Fusion is a trend that’s deader than Bill Compton on HBO’s True Blood, so let’s just say that Gould likes to slip Asian nuances into her largely American-European compositions, and she does it effectively. She adds the distinctive pucker of yuzu, the Japanese citrus, to salmon ceviche with cilantro and cucumber, as well as to specials such as a fluffy, meaty crab fritter. Barbecued quail with star anise–scented boiled peanuts and collards zigzagged with East-West flavors (specifically, China and the American South), but the skin needed to be way crispier, and those peanuts could have been more aggressively spiced.

Occasionally, Gould lures you in with an embellishment that impacts the dish less than you expect, but the results are wonderful nonetheless. Foie gras sausage accompanies chile-glazed duck, and though the sausage lacks the liver’s come-hither unctuousness, a canny play of textures and bold flavors still makes it a successful entree. Chocolate vinegar is an intriguing addition to a slow-roasted short rib; I couldn’t detect a specific chocolate note, but the undercurrent of vinegar nicely brightened the slab of beef and the cabbage on which it was served.

Such a whirligig of flavors spinning through one menu can make wine pairings a challenge, but if you let wine director Matt Bradford have some fun, he’ll deliver on a bottle that bridges the disparities. (And I’m happy to see the wine list moving toward more diverse, less strictly American options.) Bradford is in demand when he’s working the room, but he’s worth the wait: The service staff, though thoroughly professional and knowledgeable about the food, could use a bit more education in the vino department.

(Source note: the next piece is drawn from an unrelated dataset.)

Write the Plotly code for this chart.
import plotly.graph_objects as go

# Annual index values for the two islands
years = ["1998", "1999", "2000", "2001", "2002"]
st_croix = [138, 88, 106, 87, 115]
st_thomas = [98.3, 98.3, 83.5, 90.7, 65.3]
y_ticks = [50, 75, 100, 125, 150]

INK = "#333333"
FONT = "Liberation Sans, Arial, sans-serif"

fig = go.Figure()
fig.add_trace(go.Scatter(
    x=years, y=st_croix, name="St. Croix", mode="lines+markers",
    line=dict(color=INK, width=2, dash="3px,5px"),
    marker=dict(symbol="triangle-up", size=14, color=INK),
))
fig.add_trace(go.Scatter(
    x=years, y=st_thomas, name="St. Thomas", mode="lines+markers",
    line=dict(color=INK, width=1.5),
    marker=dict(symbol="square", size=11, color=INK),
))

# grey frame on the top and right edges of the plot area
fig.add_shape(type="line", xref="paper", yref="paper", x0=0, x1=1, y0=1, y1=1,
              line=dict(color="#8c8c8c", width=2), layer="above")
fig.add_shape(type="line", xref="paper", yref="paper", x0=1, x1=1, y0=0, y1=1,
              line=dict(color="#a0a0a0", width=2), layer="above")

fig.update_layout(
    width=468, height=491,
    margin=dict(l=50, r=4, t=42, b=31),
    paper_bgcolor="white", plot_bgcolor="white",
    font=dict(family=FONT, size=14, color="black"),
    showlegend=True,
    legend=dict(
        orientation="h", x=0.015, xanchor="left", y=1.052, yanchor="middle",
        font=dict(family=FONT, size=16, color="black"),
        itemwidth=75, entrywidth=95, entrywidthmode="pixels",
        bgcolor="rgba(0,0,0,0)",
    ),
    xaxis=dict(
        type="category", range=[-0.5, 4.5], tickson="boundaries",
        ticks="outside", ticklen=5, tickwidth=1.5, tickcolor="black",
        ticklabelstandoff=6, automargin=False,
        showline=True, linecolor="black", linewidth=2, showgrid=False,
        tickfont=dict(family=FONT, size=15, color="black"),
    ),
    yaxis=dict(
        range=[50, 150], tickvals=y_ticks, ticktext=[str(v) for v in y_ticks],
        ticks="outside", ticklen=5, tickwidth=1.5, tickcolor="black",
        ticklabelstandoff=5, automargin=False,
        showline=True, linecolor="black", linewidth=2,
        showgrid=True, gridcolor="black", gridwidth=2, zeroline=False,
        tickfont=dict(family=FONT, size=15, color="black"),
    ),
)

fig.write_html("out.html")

They know their desserts, however, and they’re adept at talking you into ordering more than one. You won’t regret the coercion. Thomas Numprasong, one of the city’s unsung pastry talents, incorporates the kind of wit into his creations that makes them a genuine finale. Pray he’s made his buttered popcorn ice cream with homemade Cracker Jacks the night you visit. His chocolate and caramel “Grotto” begins as a dome of chocolate, but crack the brittle shell and out flows sexy salted caramel. “Whiskied Chattahoochee Mud,” a gossamer mousse pie with espresso-scented dark chocolate and Irish cream, proves that the restaurant and its staff haven’t lost their sense of humor, despite the trials of the last year. Here’s hoping this is the only kind of mud that ever sees the inside of Canoe again. —Bill Addison

Canoe
RATING ***
4199 Paces Ferry Road
770-432-2663
canoeatl.com
HOURS Lunch Monday–Friday 11:30 a.m.–2:30 p.m.; dinner Monday–Thursday 5:30–10 p.m., Friday–Saturday 5:30–11 p.m., Sunday 5:30–9:30 p.m., Sunday brunch 10:30 a.m.–2:30 p.m.